Example: A country could have a 90% employment rate (very high) but still have 5% unemployment if 5% of the labor force is seeking work.
How often is the unemployment rate updated, and where can I find the most current data?
In the United States:
- The national unemployment rate is updated monthly, typically on the first Friday of the month
- State and local data is released about two weeks later
- The most authoritative source is the BLS Employment Situation Summary
- International data is available from the International Labour Organization and OECD
For real-time tracking, financial news outlets like Bloomberg or Reuters provide immediate coverage of the monthly jobs report release.
What are some limitations of the unemployment rate as an economic indicator?
While valuable, the unemployment rate has several limitations:
- Excludes discouraged workers: Those who want work but have stopped looking aren’t counted
- Ignores underemployment: Doesn’t capture part-time workers who want full-time jobs
- Quality of jobs not measured: Doesn’t distinguish between high-paying and low-paying jobs
- Voluntary vs. involuntary: Doesn’t differentiate between those choosing unemployment and those forced into it
- Informal work not captured: Misses cash-in-hand or off-the-books employment
- Demographic blind spots: May not fully reflect differences across racial, gender, or age groups
Economists often recommend looking at multiple indicators together (unemployment rate, participation rate, wage growth, job openings) for a complete picture.

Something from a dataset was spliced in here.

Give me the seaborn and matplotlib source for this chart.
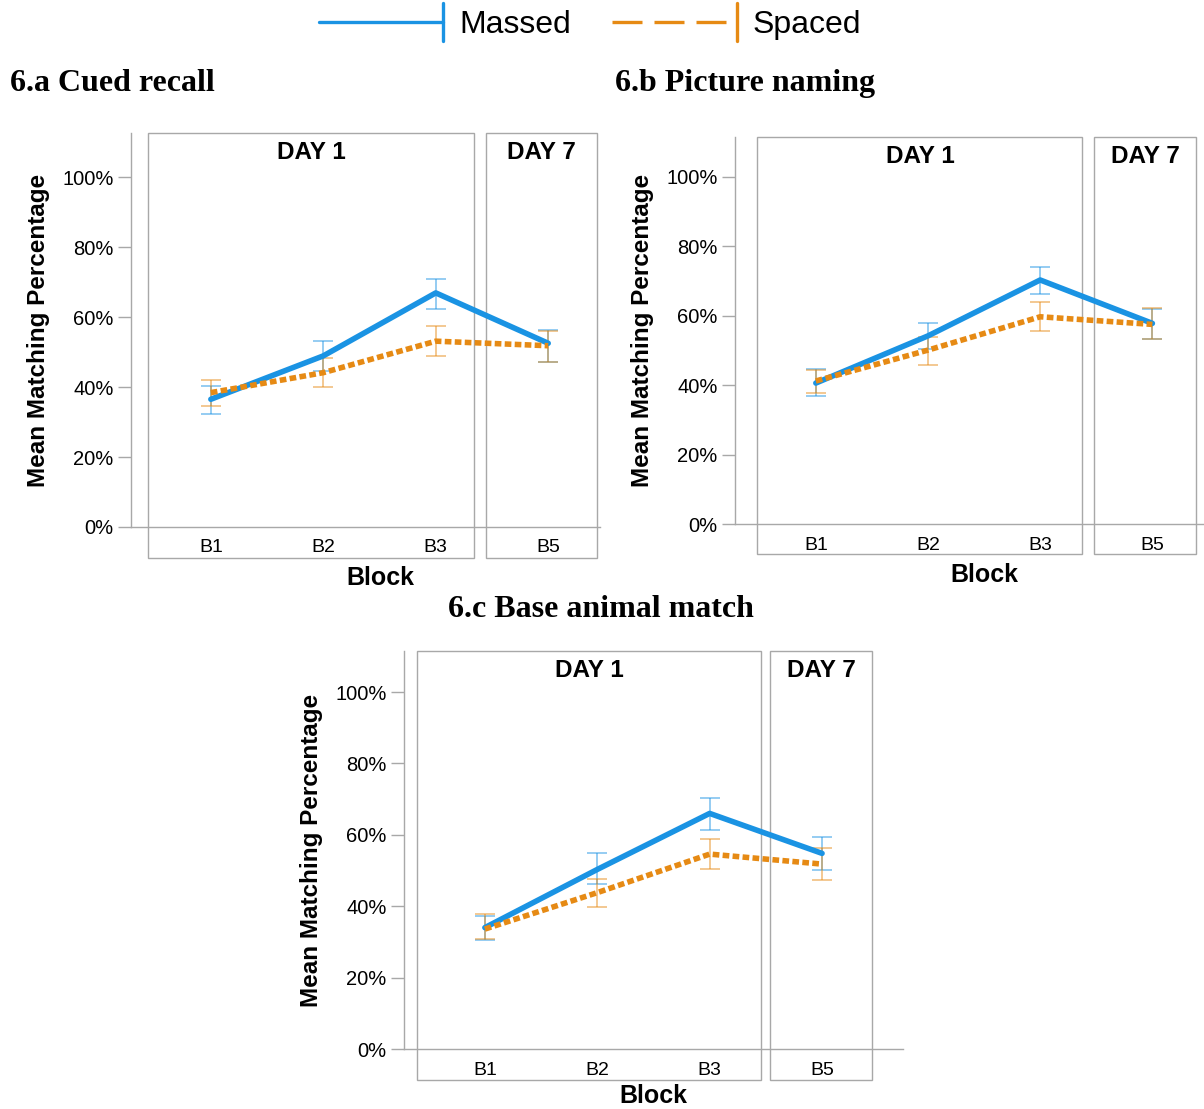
from matplotlib import pyplot as plt
from matplotlib.patches import Rectangle
from matplotlib.lines import Line2D
from matplotlib.legend_handler import HandlerBase
from matplotlib.ticker import PercentFormatter
import matplotlib.transforms as mtrans
import seaborn as sns
import pandas as pd

sns.set_style('white')
plt.rcParams['font.family'] = ['Liberation Sans', 'DejaVu Sans']
plt.rcParams['text.color'] = 'black'
plt.rcParams['axes.labelcolor'] = 'black'

# values (percent)
blocks = ['B1', 'B2', 'B3', 'B5']
conditions = ['Massed', 'Spaced']

cued_massed = [36.5, 48.9, 66.9, 52.5]
cued_massed_lo = [32.4, 44.6, 62.3, 47.1]
cued_massed_hi = [40.3, 53.2, 70.9, 56.3]
cued_spaced = [38.4, 44.1, 53.1, 51.8]
cued_spaced_lo = [34.7, 40.0, 48.9, 47.2]
cued_spaced_hi = [41.9, 48.2, 57.3, 56.1]

naming_massed = [40.6, 54.2, 70.3, 57.8]
naming_massed_lo = [36.9, 50.3, 66.4, 53.3]
naming_massed_hi = [44.7, 58.0, 74.0, 62.0]
naming_spaced = [41.2, 50.1, 59.7, 57.5]
naming_spaced_lo = [37.8, 45.8, 55.6, 53.3]
naming_spaced_hi = [44.5, 53.9, 64.0, 62.2]

animal_massed = [34.0, 50.3, 66.0, 54.8]
animal_massed_lo = [30.5, 46.1, 61.3, 50.1]
animal_massed_hi = [37.3, 55.0, 70.2, 59.4]
animal_spaced = [33.6, 43.8, 54.6, 51.8]
animal_spaced_lo = [30.9, 39.9, 50.4, 47.3]
animal_spaced_hi = [37.7, 47.7, 58.7, 56.4]

colors = {'Massed': '#1a93e3', 'Spaced': '#e68a14'}
grey = '#a8a8a8'


def make_frame(massed, massed_lo, massed_hi, spaced, spaced_lo, spaced_hi):
    rows = []
    for cond, m, lo, hi in [('Massed', massed, massed_lo, massed_hi),
                            ('Spaced', spaced, spaced_lo, spaced_hi)]:
        for b, v, l, h in zip(blocks, m, lo, hi):
            rows.append({'block': b, 'condition': cond, 'mean': v, 'lo': l, 'hi': h})
    return pd.DataFrame(rows)


def draw_panel(ax, df, xlim, ytop, day1, day7, label_xy):
    for cond in conditions:
        sub = df[df['condition'] == cond]
        ax.errorbar(list(sub['block']), sub['mean'],
                    yerr=[sub['mean'] - sub['lo'], sub['hi'] - sub['mean']],
                    fmt='none', ecolor=colors[cond], alpha=0.5, elinewidth=1.3,
                    capsize=7.5, capthick=1.3, zorder=2)
    sns.lineplot(data=df, x='block', y='mean', hue='condition', style='condition',
                 palette=colors, dashes={'Massed': '', 'Spaced': (1.2, 0.6)},
                 linewidth=4.0, legend=False, ax=ax, zorder=3)
    ax.set_xlim(*xlim)
    ax.set_ylim(0, ytop)
    ax.set_yticks([0, 20, 40, 60, 80, 100])
    ax.yaxis.set_major_formatter(PercentFormatter(decimals=0))
    sns.despine(ax=ax)
    for s in ['left', 'bottom']:
        ax.spines[s].set_color(grey)
        ax.spines[s].set_linewidth(1.0)
    ax.tick_params(axis='y', length=9.5, width=1.0, color=grey, labelcolor='black',
                   pad=3, labelsize=14.5, left=True)
    ax.tick_params(axis='x', length=0, pad=9, labelsize=14, labelcolor='black')
    ax.set_ylabel('Mean Matching Percentage', fontsize=17.5, fontweight='bold', labelpad=9)
    ax.set_xlabel('Block', fontsize=18, fontweight='bold')
    ax.xaxis.set_label_coords(*label_xy)
    # DAY boxes reaching below the axis
    trans = mtrans.blended_transform_factory(ax.transData, ax.transAxes)
    for (x0, x1), name in [(day1, 'DAY 1'), (day7, 'DAY 7')]:
        ax.add_patch(Rectangle((x0, -0.078), x1 - x0, 1.078, transform=trans,
                               fill=False, edgecolor=grey, lw=1.0, clip_on=False))
        ax.text((x0 + x1) / 2, 0.95, name, transform=trans, ha='center', va='center',
                fontsize=17.5, fontweight='bold')


class CapHandler(HandlerBase):
    def __init__(self, ls):
        super().__init__()
        self.ls = ls

    def create_artists(self, legend, orig, xdescent, ydescent, width, height, fontsize, trans):
        y = height / 2 - ydescent
        x1 = width - xdescent
        line = Line2D([-xdescent, x1], [y, y], color=orig.get_color(), lw=orig.get_linewidth(),
                      linestyle=self.ls, transform=trans)
        cap = Line2D([x1, x1], [y - height * 0.85, y + height * 0.85], color=orig.get_color(),
                     lw=orig.get_linewidth(), transform=trans)
        return [line, cap]


fig = plt.figure(figsize=(12.04, 11.09), dpi=100)

ax_a = fig.add_axes([0.1088, 0.5248, 0.3895, 0.3553])
draw_panel(ax_a, make_frame(cued_massed, cued_massed_lo, cued_massed_hi,
                            cued_spaced, cued_spaced_lo, cued_spaced_hi),
           (-0.71, 3.46), 112.6, (-0.56, 2.34), (2.45, 3.43), (0.531, -0.1))

ax_b = fig.add_axes([0.6105, 0.5275, 0.3895, 0.349])
draw_panel(ax_b, make_frame(naming_massed, naming_massed_lo, naming_massed_hi,
                            naming_spaced, naming_spaced_lo, naming_spaced_hi),
           (-0.72, 3.46), 111.5, (-0.52, 2.375), (2.48, 3.39), (0.531, -0.1))

ax_c = fig.add_axes([0.3355, 0.0541, 0.4145, 0.3589])
draw_panel(ax_c, make_frame(animal_massed, animal_massed_lo, animal_massed_hi,
                            animal_spaced, animal_spaced_lo, animal_spaced_hi),
           (-0.72, 3.72), 111.5, (-0.6, 2.46), (2.54, 3.44), (0.5, -0.087))

title_kw = dict(fontsize=23, fontweight='bold', family=['Liberation Serif', 'DejaVu Serif'], va='center')
fig.text(0.0083, 0.925, '6.a Cued recall', ha='left', **title_kw)
fig.text(0.511, 0.925, '6.b Picture naming', ha='left', **title_kw)
fig.text(0.499, 0.45, '6.c Base animal match', ha='center', **title_kw)

h_massed = Line2D([], [], color=colors['Massed'], lw=2.4)
h_spaced = Line2D([], [], color=colors['Spaced'], lw=2.4)
fig.legend([h_massed, h_spaced], conditions, loc='center', bbox_to_anchor=(0.49, 1 - 25 / 1109),
           ncol=2, frameon=False, fontsize=23, handlelength=3.9, handletextpad=0.5,
           columnspacing=1.3,
           handler_map={h_massed: CapHandler('-'), h_spaced: CapHandler((0, (9, 3.6)))})

fig.savefig('out.png', dpi=100)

How does inflation relate to unemployment rates?
The relationship between inflation and unemployment is described by the Phillips Curve, though this relationship has evolved over time:
- Original Phillips Curve (1950s): Showed an inverse relationship between unemployment and wage inflation
- 1970s Stagflation: Proved that high unemployment and high inflation could coexist, challenging the curve
- Modern NAIRU: Non-Accelerating Inflation Rate of Unemployment – the rate below which inflation tends to accelerate
- Current Thinking: The relationship is more complex and varies over time and between economies
Most central banks (like the Federal Reserve) consider both unemployment and inflation when setting monetary policy, aiming for:
- Maximum sustainable employment
- Price stability (typically 2% inflation target)
What economic policies can affect unemployment rates?
Governments use various policy tools to influence unemployment:
Monetary Policy (Central Bank Tools):
- Interest rate adjustments (lower rates stimulate hiring)
- Quantitative easing (increases money supply)
- Forward guidance (communication about future policy)
Fiscal Policy (Government Spending/Taxation):
- Stimulus spending on infrastructure projects
- Tax cuts for businesses or individuals
- Unemployment insurance extensions
- Job training and education programs
Structural Policies:
- Labor market reforms (easing hiring/firing regulations)
- Minimum wage adjustments
- Trade policies affecting specific industries
- Immigration policies impacting labor supply
Historical Example: The American Recovery and Reinvestment Act of 2009 combined tax cuts, unemployment benefits extensions, and infrastructure spending to combat high unemployment during the Great Recession.